Do you people remember good ol’ weddings (especially the Tam Brahm ones) that you attended when you were probably anywhere between 5-12 yrs old, provided you were born on the wrong (or is it the right side) of the 80s?, ie, before 1980 itself. Apart from all the lovely gift wrapped boxes (which for some funny reason were always in red color), and the white envelopes containing Gandhi notes (which in those days were only the Rs 500 ones, unlike today) you always had the smattering of congratulatory telegrams from relatives all over the country who couldn’t quite make it to the wedding.
Why they couldn’t make it to the wedding is yet another blog post in itself which will tell the story of Indian Railways in the 80s. That in itself is a long walk down memory lane, but this post is more about the telegrams themselves.
I don’t remember whose wedding it was, but this I clearly remember, me and my dad and my uncles sitting down in the afternoon of the wedding with all those telegrams. We actually used to make a list of the names and locations of the people who actually sent out these telegrams. In fact, I remember one of my fastidious uncles actually going ahead and sending out personalized “Thank You” inland letters to each of these well-wishers who sent out the telegrams.
In fact, those were days when you actually had the Short Address of the Kalyana Mantapam on the Wedding Invitation itself, for eg, if the Mantapam was located at Kaustubam, Thrissur, the Short Address would be printed something like “Grams: KAUSTUTRCR” right at the bottom of the wedding invitation. This was our way of telling people that it was ok for them not to attend the wedding itself, but had to surely send out at least a telegram with their blessings in it.
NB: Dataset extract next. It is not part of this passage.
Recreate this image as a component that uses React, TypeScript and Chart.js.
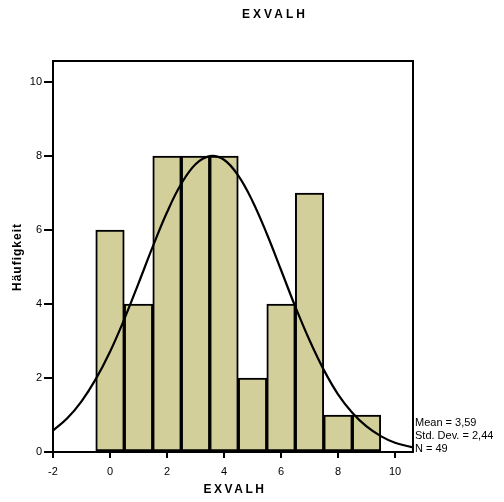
import React, { useEffect, useRef } from "react";
import { Chart, registerables } from "chart.js";

Chart.register(...registerables);

const binCenters = [0, 1, 2, 3, 4, 5, 6, 7, 8, 9];
const binCounts = [6, 4, 8, 8, 8, 2, 4, 7, 1, 1];
const curveX = [-2, -1.5, -1, -0.5, 0, 0.5, 1, 1.5, 2, 2.5, 3, 3.5, 4, 4.5, 5, 5.5, 6, 6.5, 7, 7.5, 8, 8.5, 9, 9.5, 10, 10.5, 10.6];
const curveY = [0.58, 0.91, 1.37, 1.97, 2.71, 3.59, 4.56, 5.55, 6.48, 7.25, 7.78, 8.0, 7.9, 7.47, 6.78, 5.9, 4.92, 3.93, 3.02, 2.22, 1.56, 1.06, 0.69, 0.43, 0.25, 0.15, 0.13];
const xTicks = [-2, 0, 2, 4, 6, 8, 10];
const yTicks = [0, 2, 4, 6, 8, 10];
const titleText = "EXVALH";
const xTitle = "EXVALH";
const yTitle = "Häufigkeit";
const statsLines = ["Mean = 3,59", "Std. Dev. = 2,44", "N = 49"];

const FONT = "'Liberation Sans', Arial, sans-serif";

export default function App() {
  const ref = useRef<HTMLCanvasElement | null>(null);
  useEffect(() => {
    if (!ref.current) return;
    const textPlugin = {
      id: "textPlugin",
      afterDraw(chart: any) {
        const ctx = chart.ctx as CanvasRenderingContext2D;
        const ca = chart.chartArea;
        const xs = chart.scales.x;
        const ys = chart.scales.y;
        ctx.save();
        ctx.strokeStyle = "#000";
        ctx.lineWidth = 2;
        ctx.strokeRect(ca.left, ca.top, ca.right - ca.left, ca.bottom - ca.top);
        ctx.beginPath();
        xTicks.forEach((v) => {
          const px = xs.getPixelForValue(v);
          ctx.moveTo(px, ca.bottom);
          ctx.lineTo(px, ca.bottom + 6);
        });
        yTicks.forEach((v) => {
          const py = ys.getPixelForValue(v);
          ctx.moveTo(ca.left, py);
          ctx.lineTo(ca.left - 9, py);
        });
        ctx.stroke();
        ctx.fillStyle = "#000";
        ctx.textBaseline = "middle";
        // title
        ctx.font = `bold 12px ${FONT}`;
        (ctx as any).letterSpacing = "3px";
        ctx.textAlign = "center";
        ctx.fillText(titleText, 275, 15);
        // x title
        (ctx as any).letterSpacing = "2.5px";
        ctx.fillText(xTitle, 235, 490);
        // y title
        (ctx as any).letterSpacing = "1px";
        ctx.save();
        ctx.translate(18, 257);
        ctx.rotate(-Math.PI / 2);
        ctx.fillText(yTitle, 0, 0);
        ctx.restore();
        (ctx as any).letterSpacing = "0px";
        // stats
        ctx.font = `11px ${FONT}`;
        ctx.textAlign = "left";
        statsLines.forEach((s, i) => ctx.fillText(s, 415, 423 + i * 13));
        ctx.restore();
      },
    };
    const chart = new Chart(ref.current, {
      type: "bar",
      data: {
        datasets: [
          {
            type: "line",
            data: curveX.map((x, i) => ({ x, y: curveY[i] })),
            borderColor: "#000",
            borderWidth: 2.2,
            pointRadius: 0,
            tension: 0.4,
            fill: false,
            order: 0,
          } as any,
          {
            type: "bar",
            data: binCenters.map((x, i) => ({ x, y: binCounts[i] })),
            backgroundColor: "#d3cf9b",
            borderColor: "#000",
            borderWidth: 2,
            borderSkipped: false,
            barPercentage: 1,
            categoryPercentage: 1,
            grouped: false,
            order: 1,
          } as any,
        ],
      },
      options: {
        animation: false,
        responsive: false,
        maintainAspectRatio: false,
        layout: { padding: { top: 61, right: 91, left: 0, bottom: 0 } },
        plugins: { legend: { display: false }, tooltip: { enabled: false } },
        scales: {
          x: {
            type: "linear",
            min: -2,
            max: 10.63,
            offset: false,
            afterBuildTicks: (axis: any) => {
              axis.ticks = xTicks.map((v) => ({ value: v }));
            },
            afterFit: (axis: any) => {
              axis.height = 50;
            },
            grid: { offset: false, drawOnChartArea: false, drawTicks: true, tickLength: 6, color: "#000", lineWidth: 2 },
            border: { display: false },
            ticks: { color: "#000", font: { family: FONT, size: 11 }, padding: 7, maxRotation: 0, autoSkip: false },
          },
          y: {
            type: "linear",
            min: 0,
            max: 10.57,
            afterBuildTicks: (axis: any) => {
              axis.ticks = yTicks.map((v) => ({ value: v }));
            },
            afterFit: (axis: any) => {
              axis.width = 53;
            },
            grid: { offset: false, drawOnChartArea: false, drawTicks: true, tickLength: 9, color: "#000", lineWidth: 2 },
            border: { display: false },
            ticks: { color: "#000", font: { family: FONT, size: 11 }, padding: 2, autoSkip: false },
          },
        },
      },
      plugins: [textPlugin],
    } as any);
    return () => chart.destroy();
  }, []);
  return (
    <div style={{ position: "fixed", left: 0, top: 0, width: 504, height: 502, background: "#fff" }}>
      <canvas ref={ref} width={504} height={502} style={{ width: 504, height: 502, display: "block" }} />
    </div>
  );
}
The main reason I was taken back to these lovely days was this article in Livemint in which the authors have chronicled the rise and the fall of the Indian Telegraph System. This article is comprehensive in terms of the coverage and historical accuracy, and what’s more interesting is the fact that it is peppered with quotes and anecdotes from Telegraph employees who are still in the service of the department.